Photography and the Grain of the Voice is an exhibition by 19 students from the Folkwang Hochschule in Essen, Germany, curated by Dr Wiebke Leister. The work was exhibited at the London College of Communication last week where it was received as an extremely accomplished and thought provoking body of work.
The photographers were asked to consider Roland Barthes' 1972 essay 'The Grain of Voice' as a lietmotif in the production of work that considered photography as performative. How in making the work the photographer becomes involved in an active engagement with the question of what a photographic voice can be and how it can relate to ideas of authorship in the making of and the thinking about photography.
The students posed many different questions in the process of producing the work - Who is speaking? And who is looking? What is the character of the author? Is there an element of fictional self portraiture involved? What kind of timbre does the visual voice have? What do we imagine off frame?

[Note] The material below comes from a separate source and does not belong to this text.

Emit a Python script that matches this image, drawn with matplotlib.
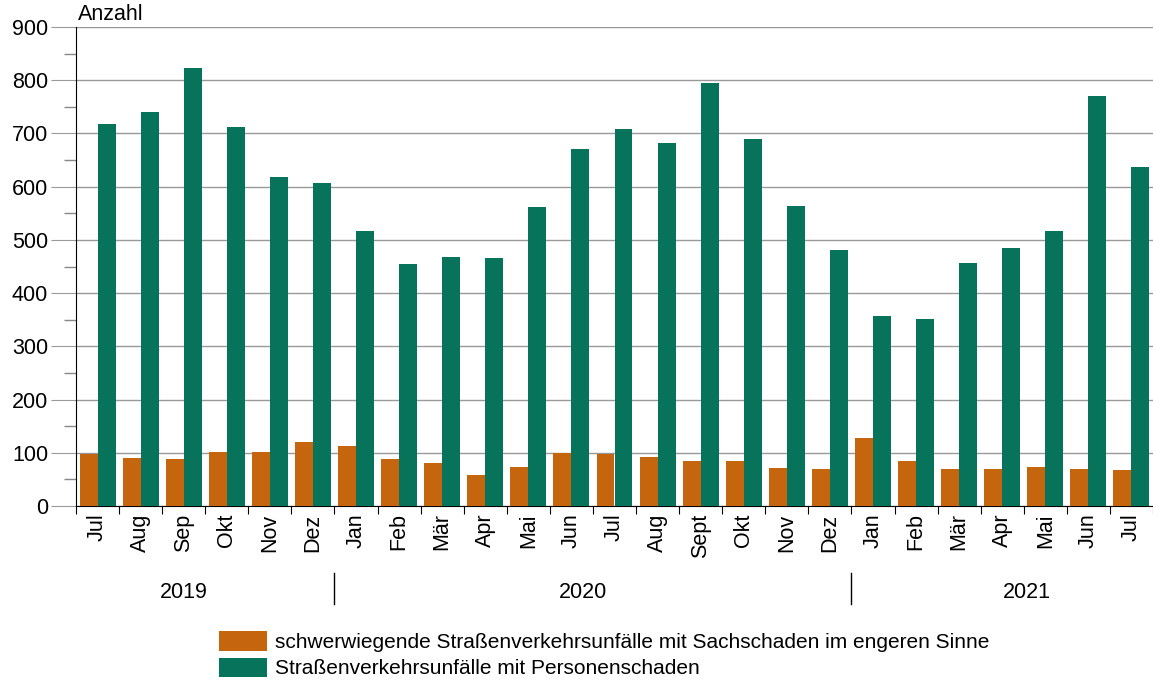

The photographers were attempting to find a gesture in their art that reached out to the viewer .... 'The 'grain',' for Barthes, 'is in the body, in the voice as it sings, the hand as it writes, the limb as it performs.'
I was asked to review the work of Johanna Kopp who produced a series of poetic portraits titled 'About Closeness'. Johanna is a sensitive artist who by looking intimately at gesture, facial expression, gaze and posture pared down the elements to capture a private moment of internalization and contemplation.
Taking, as a starting point, Barthes' description of the skill of a particular harpsicordist who was able to communicate a tremor from her inner body in her music - Johanna's project was a search for a way of making portraiture that touched on an interior moment. An attempt at a 'moment of truth', a shared moment of equilibrium.
We talked about Bettina von Zwehl's work - how she sets up a controlled situation in order to elicit a very private human emotion (Fur Alina), and Rineke Dijskstra, who also waits for a particular moment in which to photograph. In all there is a paring down of gesture and pose, a search for an internal moment, and a desire to become systematic and detached in order to reach that moment of non pose.
We also discussed how photographers project themselves on to their subject, the images are in fact self portraits, where an intimate moment is shared between the photographer and the subject.
The Grain of the Voice was an impressive body of work which drew on different readings of Barthes multi-layered text. I was particularly drawn to pared down palette of Anne Lena Michel's still lives in The Attempt of a Transformation of an Immediate Vicinity and the retro wit of Philip Ullrich's Next time it will be about the Solar System. Finally, a special mention for Philipp Gallon whose failed equation for building a grain enhancement machine was replaced with a grain of the self in Assuming a pose could reveal an expression of failure, when it is a neutral one. I was moved by this young artist's sincerity.